According to the Center's statement, the BLM will be called on to require that oil and gas drilling operators install readily available pollution-control measures that would reduce methane gas leaked into the atmosphere during the drilling process. Stopping the leaks would also keep more gas in the pipeline for consumers and add millions of dollars to the federal treasury from royalty payments.

The wasted gas is enough to heat 1.7 million homes for a year.

Fracking is the latest darling of the oil and gas industry, which uses improved multi-stage techniques to literally force access to shale gas and light tight oil, by injecting pressurized fluid deep into numerous layers of soil and rock.

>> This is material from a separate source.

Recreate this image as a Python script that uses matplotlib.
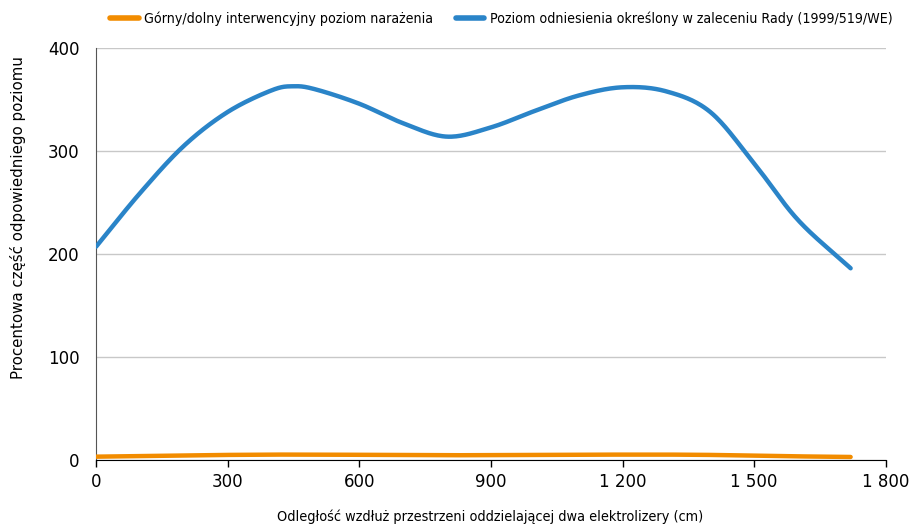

According to the BLM, oil and gas fracking is done at 90 percent of wells drilled on federal lands.

Methane emissions also contribute to serious public-health issues, including increasing incidences of asthma and premature death.

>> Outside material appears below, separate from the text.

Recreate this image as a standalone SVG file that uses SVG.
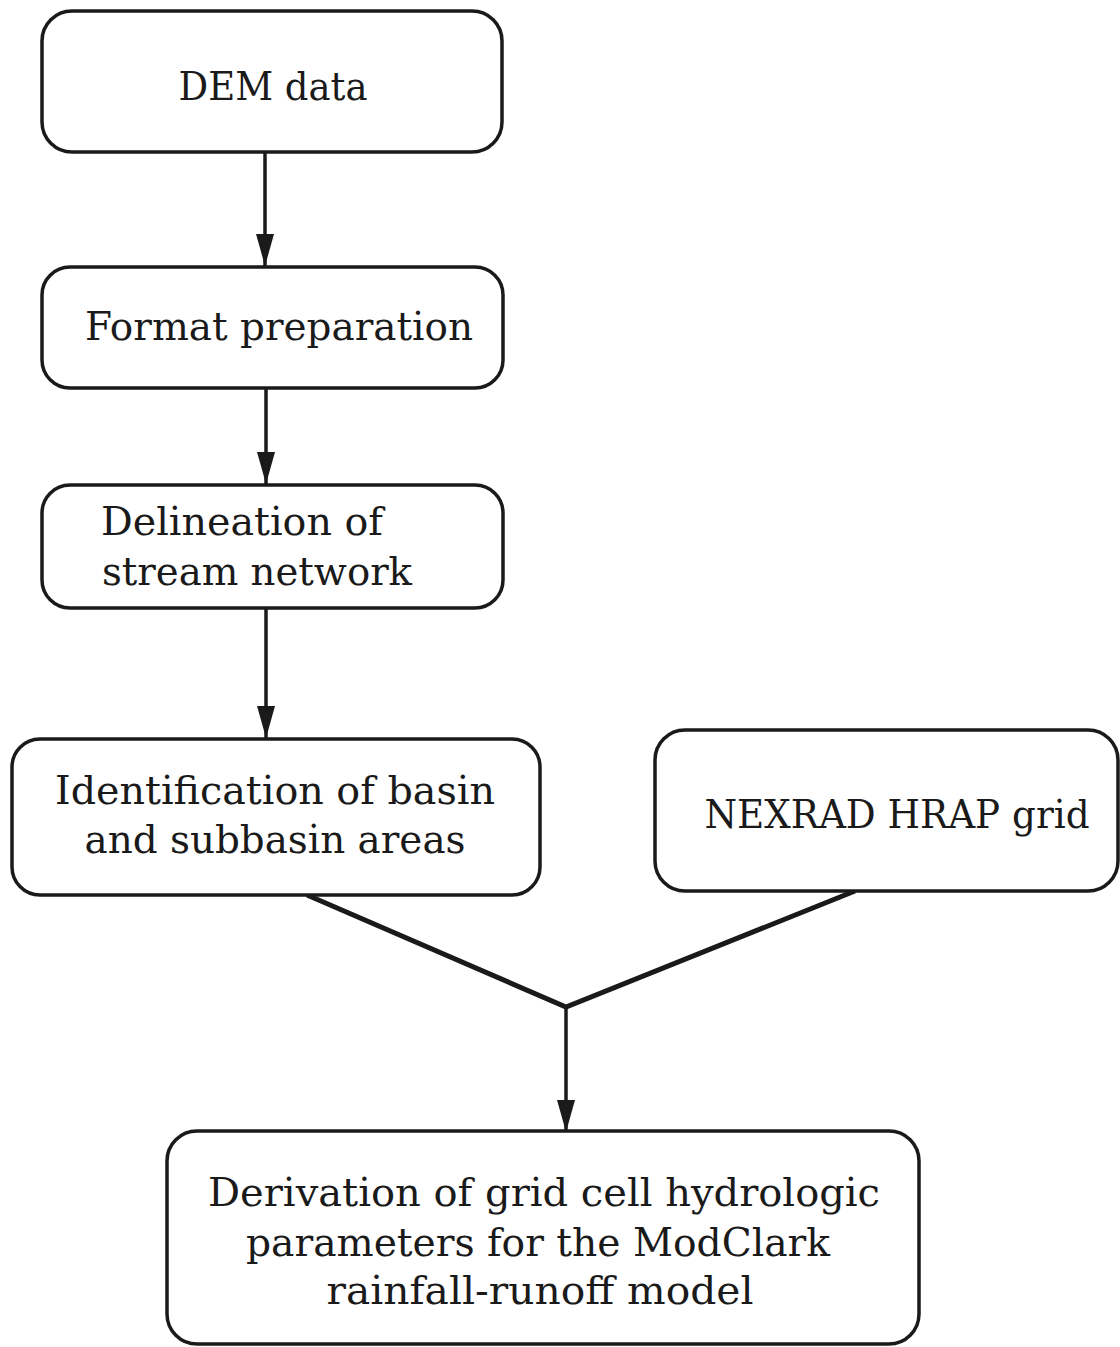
<svg xmlns="http://www.w3.org/2000/svg" width="1120" height="1347" viewBox="0 0 1120 1347">
<style>
.box{fill:#fff;stroke:#1a1a1a;stroke-width:3.5}
.t{font-family:"DejaVu Serif","Liberation Serif",serif;font-size:40px;fill:#1a1a1a}
.c{fill:none;stroke:#1a1a1a;stroke-width:3.5}
.v{fill:none;stroke:#1a1a1a;stroke-width:5}
</style>
<defs>
<marker id="arr" viewBox="0 0 32 18" refX="32" refY="9" markerWidth="32" markerHeight="18" markerUnits="userSpaceOnUse" orient="auto">
<path d="M0,0 L32,9 L0,18 Z" fill="#1a1a1a"/>
</marker>
</defs>
<rect width="1120" height="1347" fill="#fff"/>
<g id="connectors">
<line class="c" x1="265" y1="152" x2="265" y2="266" marker-end="url(#arr)"/>
<line class="c" x1="266" y1="388" x2="266" y2="484" marker-end="url(#arr)"/>
<line class="c" x1="266" y1="608" x2="266" y2="738" marker-end="url(#arr)"/>
<polyline class="v" points="307,895 566,1007 855,891"/>
<line class="c" x1="566" y1="1007" x2="566" y2="1132" marker-end="url(#arr)"/>
</g>
<g id="n1">
<rect class="box" x="42" y="11" width="460" height="141" rx="30"/>
<text class="t" x="273" y="100" text-anchor="middle" textLength="189" lengthAdjust="spacingAndGlyphs">DEM data</text>
</g>
<g id="n2">
<rect class="box" x="42" y="267" width="461" height="121" rx="28"/>
<text class="t" x="279" y="340" text-anchor="middle" textLength="388" lengthAdjust="spacingAndGlyphs">Format preparation</text>
</g>
<g id="n3">
<rect class="box" x="42" y="485" width="461" height="123" rx="28"/>
<text class="t" x="101" y="535" textLength="282" lengthAdjust="spacingAndGlyphs">Delineation of</text>
<text class="t" x="102" y="585" textLength="310" lengthAdjust="spacingAndGlyphs">stream network</text>
</g>
<g id="n4">
<rect class="box" x="12" y="739" width="528" height="156" rx="28"/>
<text class="t" x="275" y="804" text-anchor="middle" textLength="440" lengthAdjust="spacingAndGlyphs">Identification of basin</text>
<text class="t" x="275" y="853" text-anchor="middle" textLength="381" lengthAdjust="spacingAndGlyphs">and subbasin areas</text>
</g>
<g id="n5">
<rect class="box" x="655" y="730" width="463" height="161" rx="30"/>
<text class="t" x="897" y="828" text-anchor="middle" textLength="385" lengthAdjust="spacingAndGlyphs">NEXRAD HRAP grid</text>
</g>
<g id="n6">
<rect class="box" x="167" y="1131" width="752" height="213" rx="30"/>
<text class="t" x="544" y="1206" text-anchor="middle" textLength="672" lengthAdjust="spacingAndGlyphs">Derivation of grid cell hydrologic</text>
<text class="t" x="538" y="1256" text-anchor="middle" textLength="584" lengthAdjust="spacingAndGlyphs">parameters for the ModClark</text>
<text class="t" x="540" y="1304" text-anchor="middle" textLength="427" lengthAdjust="spacingAndGlyphs">rainfall-runoff model</text>
</g>
</svg>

“This isn't about whether oil and gas drilling is good or bad, it’s about whether the Bureau of Land Management is going to clean up sloppy drilling practices that damage our climate,” said Erik Schlenker-Goodrich of the Western Environmental Law Center.

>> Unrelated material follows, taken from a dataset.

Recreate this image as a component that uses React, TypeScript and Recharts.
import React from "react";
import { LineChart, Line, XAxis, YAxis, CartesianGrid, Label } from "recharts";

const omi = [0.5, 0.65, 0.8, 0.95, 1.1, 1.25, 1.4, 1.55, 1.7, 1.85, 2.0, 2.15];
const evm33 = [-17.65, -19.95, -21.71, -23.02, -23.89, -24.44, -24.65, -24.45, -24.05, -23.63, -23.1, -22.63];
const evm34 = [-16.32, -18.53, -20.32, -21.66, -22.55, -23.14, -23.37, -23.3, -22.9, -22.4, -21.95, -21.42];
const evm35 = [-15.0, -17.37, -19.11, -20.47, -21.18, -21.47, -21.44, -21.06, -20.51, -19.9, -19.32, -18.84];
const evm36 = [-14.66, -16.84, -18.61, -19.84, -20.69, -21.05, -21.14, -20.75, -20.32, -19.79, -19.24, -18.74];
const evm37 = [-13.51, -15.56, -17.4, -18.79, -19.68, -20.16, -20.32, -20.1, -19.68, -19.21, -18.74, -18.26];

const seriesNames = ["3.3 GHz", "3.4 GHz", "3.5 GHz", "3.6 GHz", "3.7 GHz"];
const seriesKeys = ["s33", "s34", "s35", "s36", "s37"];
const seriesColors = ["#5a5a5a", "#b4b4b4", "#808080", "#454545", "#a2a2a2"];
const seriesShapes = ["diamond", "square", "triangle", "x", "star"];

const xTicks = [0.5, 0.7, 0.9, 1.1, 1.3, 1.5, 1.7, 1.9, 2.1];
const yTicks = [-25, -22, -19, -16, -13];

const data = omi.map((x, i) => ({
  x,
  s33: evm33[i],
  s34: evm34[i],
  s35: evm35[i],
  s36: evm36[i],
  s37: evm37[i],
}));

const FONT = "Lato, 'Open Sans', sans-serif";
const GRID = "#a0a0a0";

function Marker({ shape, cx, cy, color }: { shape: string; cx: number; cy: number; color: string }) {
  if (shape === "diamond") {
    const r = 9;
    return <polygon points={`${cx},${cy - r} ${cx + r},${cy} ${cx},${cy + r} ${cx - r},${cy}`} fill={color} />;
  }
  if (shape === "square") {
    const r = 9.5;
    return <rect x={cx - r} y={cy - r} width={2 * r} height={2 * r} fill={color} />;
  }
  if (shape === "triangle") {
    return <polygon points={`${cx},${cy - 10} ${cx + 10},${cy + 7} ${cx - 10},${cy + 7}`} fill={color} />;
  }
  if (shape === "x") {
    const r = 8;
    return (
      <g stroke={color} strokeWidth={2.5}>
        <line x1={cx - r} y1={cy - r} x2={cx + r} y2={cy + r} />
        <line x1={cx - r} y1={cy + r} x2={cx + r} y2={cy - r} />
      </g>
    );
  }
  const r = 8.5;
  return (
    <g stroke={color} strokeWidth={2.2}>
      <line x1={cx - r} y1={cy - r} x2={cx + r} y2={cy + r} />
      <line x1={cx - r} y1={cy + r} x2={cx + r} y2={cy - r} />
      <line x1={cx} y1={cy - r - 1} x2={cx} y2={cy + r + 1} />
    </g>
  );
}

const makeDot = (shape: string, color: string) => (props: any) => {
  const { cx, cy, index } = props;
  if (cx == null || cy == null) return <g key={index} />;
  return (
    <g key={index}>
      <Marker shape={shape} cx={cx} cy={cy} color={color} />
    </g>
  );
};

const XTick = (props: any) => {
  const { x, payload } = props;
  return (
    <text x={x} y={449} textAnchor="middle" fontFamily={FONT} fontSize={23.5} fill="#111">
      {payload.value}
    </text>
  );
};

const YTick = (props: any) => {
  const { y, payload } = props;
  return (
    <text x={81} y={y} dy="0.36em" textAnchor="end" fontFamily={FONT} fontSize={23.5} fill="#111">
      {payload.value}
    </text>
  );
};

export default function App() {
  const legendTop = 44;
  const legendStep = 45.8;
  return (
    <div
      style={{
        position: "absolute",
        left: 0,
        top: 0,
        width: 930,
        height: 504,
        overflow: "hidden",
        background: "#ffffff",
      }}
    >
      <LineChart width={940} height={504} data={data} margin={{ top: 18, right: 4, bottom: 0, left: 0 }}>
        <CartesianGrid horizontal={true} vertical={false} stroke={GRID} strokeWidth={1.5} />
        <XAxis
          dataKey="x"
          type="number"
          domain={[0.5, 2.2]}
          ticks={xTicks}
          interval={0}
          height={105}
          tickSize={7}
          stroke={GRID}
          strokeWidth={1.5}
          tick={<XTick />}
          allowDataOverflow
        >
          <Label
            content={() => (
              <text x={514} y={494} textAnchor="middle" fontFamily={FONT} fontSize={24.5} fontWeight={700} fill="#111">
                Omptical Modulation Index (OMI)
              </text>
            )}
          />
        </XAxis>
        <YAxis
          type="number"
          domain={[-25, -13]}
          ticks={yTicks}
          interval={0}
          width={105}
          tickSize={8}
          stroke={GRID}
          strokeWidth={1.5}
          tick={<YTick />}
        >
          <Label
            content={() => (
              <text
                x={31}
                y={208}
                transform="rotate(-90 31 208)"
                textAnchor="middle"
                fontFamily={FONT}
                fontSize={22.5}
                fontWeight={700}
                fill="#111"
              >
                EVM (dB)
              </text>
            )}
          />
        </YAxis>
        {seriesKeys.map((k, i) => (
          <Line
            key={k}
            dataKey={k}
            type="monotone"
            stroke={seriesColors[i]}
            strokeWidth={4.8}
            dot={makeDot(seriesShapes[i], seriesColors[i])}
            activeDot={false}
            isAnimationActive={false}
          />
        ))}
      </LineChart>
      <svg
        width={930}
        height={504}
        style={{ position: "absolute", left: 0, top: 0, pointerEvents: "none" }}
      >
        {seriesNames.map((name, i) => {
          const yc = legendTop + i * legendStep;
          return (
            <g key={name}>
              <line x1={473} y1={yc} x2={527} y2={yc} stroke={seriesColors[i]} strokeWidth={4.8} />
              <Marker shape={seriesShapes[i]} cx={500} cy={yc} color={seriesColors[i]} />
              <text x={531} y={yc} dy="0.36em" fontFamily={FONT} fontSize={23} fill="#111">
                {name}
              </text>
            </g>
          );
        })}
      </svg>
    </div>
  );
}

Uncontrolled methane emissions are also an economic concern.

Federal law requires the BLM to protect the environmental, air, atmospheric, water, and other resource values of public lands and prevent their unnecessary or undue degradation.

The BLM is also required to prevent the waste of gas on federal leases and evidence suggests that operators can economically capture at least 40 percent of methane leaks.

“Regulating methane from oil and gas production is absolutely essential to protecting both climate and public health in the U.S.," said Ann Weeks, senior counsel for Clean Air Task Force and one of the signatories to the petition.

BLM has admitted that its regulations have not kept pace with modern oil- and gas-extraction techniques. It has proposed new rules for fracking on federal lands, but those regulations do not address air pollution.

In addition, the Center has recently filed a petition to protect endangered species from the adverse impacts of fracking.